Here’s a startling tale to tell: When we do serious grocery shopping, we drive 60 miles round trip to do it. In a sport utility vehicle, no less.
We have grocery stores that are closer to home. Heck, we have one a block and a half from home. We go there for incidentals: hot dog buns, bananas. Occasionally, they put their boxed cereal on sale at a good price. The kids love their penny-candy counter.
But for serious shopping, it’s into the SUV and strap in, we’re going for a ride.
There’s an Albertson’s closer. Their prices aren’t, as Robb Hicken describes in a blog post at the Idaho Business Review, “adequate.” They’re outrageous. Just on mozzarella cheese alone – two blocks every two weeks – we save enough money driving sixty miles to buy it to justify the gas to get us there. There is Winco of Idaho Falls, part of the Boise-based discount chain. And Winco saves us money on practically everything else we buy. I know. I check. I run the numbers. About once a year, I take our latest Winco receipt to the local Albertson’s, the local Broulim’s, and compare prices. Every time, Winco has them beat. They even beat Walmart. Even after I factor in the gasoline.

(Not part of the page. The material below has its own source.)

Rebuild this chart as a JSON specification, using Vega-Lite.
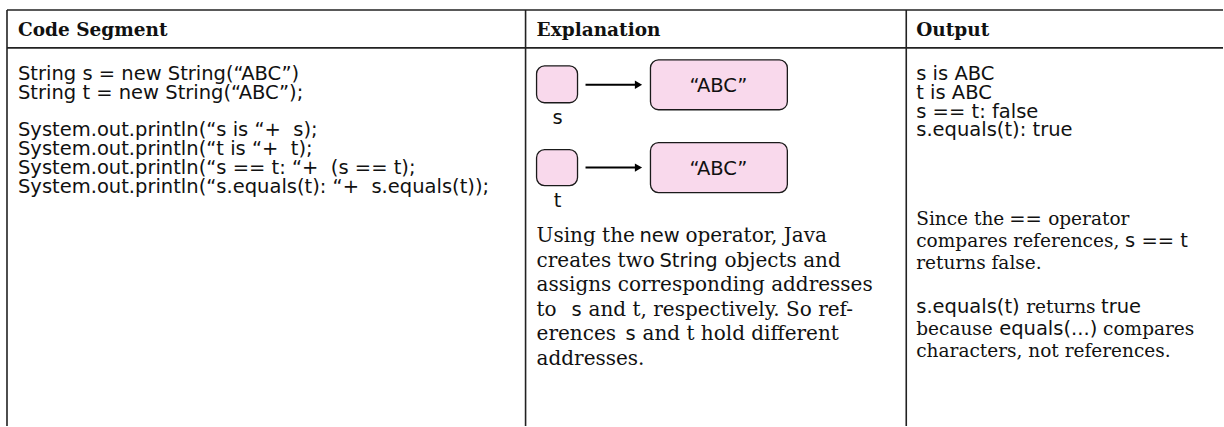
{
  "$schema": "https://vega.github.io/schema/vega-lite/v6.json",
  "width": 1224,
  "height": 427,
  "padding": 0,
  "autosize": {"type": "fit", "contains": "padding"},
  "background": "white",
  "config": {"view": {"stroke": null}},
  "datasets": {
    "grid": [
      {"x": 7, "x2": 1224, "y": 10, "y2": 10},
      {"x": 7, "x2": 1224, "y": 48, "y2": 48},
      {"x": 7, "x2": 7, "y": 10, "y2": 427},
      {"x": 526, "x2": 526, "y": 10, "y2": 427},
      {"x": 907, "x2": 907, "y": 10, "y2": 427}
    ],
    "boxes": [
      {"x": 537, "x2": 578, "y": 66, "y2": 103, "kind": "ref"},
      {"x": 537, "x2": 578, "y": 150, "y2": 186, "kind": "ref"},
      {"x": 651, "x2": 788, "y": 60, "y2": 110, "kind": "obj"},
      {"x": 651, "x2": 788, "y": 143, "y2": 193, "kind": "obj"}
    ],
    "arrows": [
      {"x": 586, "x2": 636, "y": 85, "hx": 639},
      {"x": 586, "x2": 636, "y": 168, "hx": 639}
    ],
    "texts": [
      {"x": 18, "y": 36, "text": "Code Segment", "role": "head"},
      {"x": 537, "y": 36, "text": "Explanation", "role": "head"},
      {"x": 917, "y": 36, "text": "Output", "role": "head"},
      {"x": 18, "y": 80, "text": "String s = new String(“ABC”)", "role": "code"},
      {"x": 18, "y": 99, "text": "String t = new String(“ABC”);", "role": "code"},
      {"x": 18, "y": 136, "text": "System.out.println(“s is “+\u00a0 s);", "role": "code"},
      {"x": 18, "y": 155, "text": "System.out.println(“t is “+\u00a0 t);", "role": "code"},
      {"x": 18, "y": 174, "text": "System.out.println(“s == t: “+\u00a0 (s == t);", "role": "code"},
      {"x": 18, "y": 193, "text": "System.out.println(“s.equals(t): “+\u00a0 s.equals(t));", "role": "code"},
      {"x": 917, "y": 80, "text": "s is ABC", "role": "code"},
      {"x": 917, "y": 99, "text": "t is ABC", "role": "code"},
      {"x": 917, "y": 118, "text": "s == t: false", "role": "code"},
      {"x": 917, "y": 136, "text": "s.equals(t): true", "role": "code"},
      {"x": 719, "y": 92, "text": "“ABC”", "role": "label"},
      {"x": 719, "y": 175, "text": "“ABC”", "role": "label"},
      {"x": 558, "y": 124, "text": "s", "role": "label"},
      {"x": 558, "y": 207, "text": "t", "role": "label"},
      {"x": 537, "y": 243, "text": "Using the", "role": "para"},
      {"x": 640, "y": 243, "text": "new", "role": "paraCode"},
      {"x": 686, "y": 243, "text": "operator, Java", "role": "para"},
      {"x": 537, "y": 268, "text": "creates two", "role": "para"},
      {"x": 660, "y": 268, "text": "String", "role": "paraCode"},
      {"x": 725, "y": 268, "text": "objects and", "role": "para"},
      {"x": 537, "y": 292, "text": "assigns corresponding addresses", "role": "para"},
      {"x": 537, "y": 317, "text": "to", "role": "para"},
      {"x": 572, "y": 317, "text": "s", "role": "paraCode"},
      {"x": 589, "y": 317, "text": "and t, respectively. So ref-", "role": "para"},
      {"x": 537, "y": 341, "text": "erences", "role": "para"},
      {"x": 626, "y": 341, "text": "s", "role": "paraCode"},
      {"x": 643, "y": 341, "text": "and t hold different", "role": "para"},
      {"x": 537, "y": 366, "text": "addresses.", "role": "para"},
      {"x": 917, "y": 226, "text": "Since the", "role": "note"},
      {"x": 1010, "y": 226, "text": "==", "role": "noteCode"},
      {"x": 1049, "y": 226, "text": "operator", "role": "note"},
      {"x": 917, "y": 248, "text": "compares references,", "role": "note"},
      {"x": 1126, "y": 248, "text": "s == t", "role": "noteCode"},
      {"x": 917, "y": 270, "text": "returns false.", "role": "note"},
      {"x": 917, "y": 314, "text": "s.equals(t)", "role": "noteCode"},
      {"x": 1027, "y": 314, "text": "returns", "role": "note"},
      {"x": 1102, "y": 314, "text": "true", "role": "noteCode"},
      {"x": 917, "y": 336, "text": "because", "role": "note"},
      {"x": 1000, "y": 336, "text": "equals(...)", "role": "noteCode"},
      {"x": 1104, "y": 336, "text": "compares", "role": "note"},
      {"x": 917, "y": 358, "text": "characters, not references.", "role": "note"}
    ]
  },
  "layer": [
    {
      "data": {"name": "grid"},
      "mark": {"type": "rule", "stroke": "#222222", "strokeWidth": 1.6},
      "encoding": {
        "x": {"field": "x", "type": "quantitative", "scale": {"domain": [0, 1224], "nice": false, "zero": false}, "axis": null},
        "x2": {"field": "x2"},
        "y": {"field": "y", "type": "quantitative", "scale": {"domain": [0, 427], "nice": false, "zero": false, "reverse": true}, "axis": null},
        "y2": {"field": "y2"}
      }
    },
    {
      "data": {"name": "boxes"},
      "mark": {"type": "rect", "fill": "#f9d9ec", "stroke": "#1a1a1a", "strokeWidth": 1.3, "cornerRadius": 8},
      "encoding": {
        "x": {"field": "x", "type": "quantitative"},
        "x2": {"field": "x2"},
        "y": {"field": "y", "type": "quantitative"},
        "y2": {"field": "y2"}
      }
    },
    {
      "data": {"name": "arrows"},
      "mark": {"type": "rule", "stroke": "#000000", "strokeWidth": 2},
      "encoding": {
        "x": {"field": "x", "type": "quantitative"},
        "x2": {"field": "x2"},
        "y": {"field": "y", "type": "quantitative"}
      }
    },
    {
      "data": {"name": "arrows"},
      "mark": {"type": "point", "shape": "triangle-right", "filled": true, "color": "#000000", "size": 70, "opacity": 1},
      "encoding": {
        "x": {"field": "hx", "type": "quantitative"},
        "y": {"field": "y", "type": "quantitative"}
      }
    },
    {
      "data": {"name": "texts"},
      "transform": [{"filter": "datum.role === 'head'"}],
      "mark": {"type": "text", "align": "left", "baseline": "alphabetic", "font": "DejaVu Serif", "fontWeight": "bold", "fontSize": 18.5, "color": "#111111"},
      "encoding": {
        "x": {"field": "x", "type": "quantitative"},
        "y": {"field": "y", "type": "quantitative"},
        "text": {"field": "text"}
      }
    },
    {
      "data": {"name": "texts"},
      "transform": [{"filter": "datum.role === 'code'"}],
      "mark": {"type": "text", "align": "left", "baseline": "alphabetic", "font": "DejaVu Sans", "fontSize": 19.5, "color": "#111111"},
      "encoding": {
        "x": {"field": "x", "type": "quantitative"},
        "y": {"field": "y", "type": "quantitative"},
        "text": {"field": "text"}
      }
    },
    {
      "data": {"name": "texts"},
      "transform": [{"filter": "datum.role === 'label'"}],
      "mark": {"type": "text", "align": "center", "baseline": "alphabetic", "font": "DejaVu Sans", "fontSize": 19.5, "color": "#111111"},
      "encoding": {
        "x": {"field": "x", "type": "quantitative"},
        "y": {"field": "y", "type": "quantitative"},
        "text": {"field": "text"}
      }
    },
    {
      "data": {"name": "texts"},
      "transform": [{"filter": "datum.role === 'para'"}],
      "mark": {"type": "text", "align": "left", "baseline": "alphabetic", "font": "DejaVu Serif", "fontSize": 20, "color": "#111111"},
      "encoding": {
        "x": {"field": "x", "type": "quantitative"},
        "y": {"field": "y", "type": "quantitative"},
        "text": {"field": "text"}
      }
    },
    {
      "data": {"name": "texts"},
      "transform": [{"filter": "datum.role === 'paraCode'"}],
      "mark": {"type": "text", "align": "left", "baseline": "alphabetic", "font": "DejaVu Sans", "fontSize": 19.5, "color": "#111111"},
      "encoding": {
        "x": {"field": "x", "type": "quantitative"},
        "y": {"field": "y", "type": "quantitative"},
        "text": {"field": "text"}
      }
    },
    {
      "data": {"name": "texts"},
      "transform": [{"filter": "datum.role === 'note'"}],
      "mark": {"type": "text", "align": "left", "baseline": "alphabetic", "font": "DejaVu Serif", "fontSize": 18.5, "color": "#111111"},
      "encoding": {
        "x": {"field": "x", "type": "quantitative"},
        "y": {"field": "y", "type": "quantitative"},
        "text": {"field": "text"}
      }
    },
    {
      "data": {"name": "texts"},
      "transform": [{"filter": "datum.role === 'noteCode'"}],
      "mark": {"type": "text", "align": "left", "baseline": "alphabetic", "font": "DejaVu Sans", "fontSize": 19.5, "color": "#111111"},
      "encoding": {
        "x": {"field": "x", "type": "quantitative"},
        "y": {"field": "y", "type": "quantitative"},
        "text": {"field": "text"}
      }
    }
  ]
}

Yes, I know you shudder, and not just because you’re concerned about the massive size of my carbon footprint.
We don’t. Because whether we drive the extra distance to Idaho Falls to shop or stay local and spend more, somebody still has to drive that food to our local stores, waving at Idaho Falls as it passes. And mark it up. Enormously. Still, you say, we’re tipping the carbon scale. If only you could convince me to look at this situation through the lens of a carbon economy.
Hicken, however, relies on nostalgia, not environmental friendliness, to keep him going to Albertson’s. He likes that whenever he goes into his local store, he knows the people who work there. That’s great. But we’re on as friendly terms with a few folks at Winco and (gasp) Walmart to say the Albertsons Effect here is mitigated. You get out of an experience what you put into it. One of the clerks at Winco was a Waremart clerk I remember chatting with as a kid. You can make friends with a big-box greeter just as easily as the neighborhood grocery store butcher, you know.
I, too, have fond memories of grocery stores past, but I’m afraid they have little to do with store brand loyalty, or loyalty to a store for that matter.
Albertson’s: As I sat in the car with my older sister and younger brother, at the Albertsons in the Yellowstone Mall (the entire mall now is shuttered) another car pulled into the parking spot facing us. Sister said “Wouldn’t it be funny if that car hit us?” It did.
Smith’s: The old Smith’s Food King had an ice cream parlor inside. Rainbow sherbet ice cream every time. Once, younger brother dropped his ice cream in the parking lot. Dad replaced it. Then we sat in the car in the parking lot hoping somebody would step in the melted ice cream. A little boy ran straight towards it – we cheered. Then he leaped over it. We cheered even louder.
Waremart: Winco’s predecessor. They had a drinking fountain in the far corner. I still look for it in Winco’s new store. They also had boxes at the front you put your stuff in, rather than bags. And grease pens so you could write the price from the shelf on the stuff you bought. And real generic brands – black and white packaging.
So there’s a lot of mythology involved. Though I have fond memories of Albertson’s and Smith’s from childhood, their prices today keep me out. I enjoy my Winco and Walmart experiences as much as I enjoy shopping occasionally at the corner grocery store. I’m putting in exactly what I hope to get out: Convenience with some, savings with another.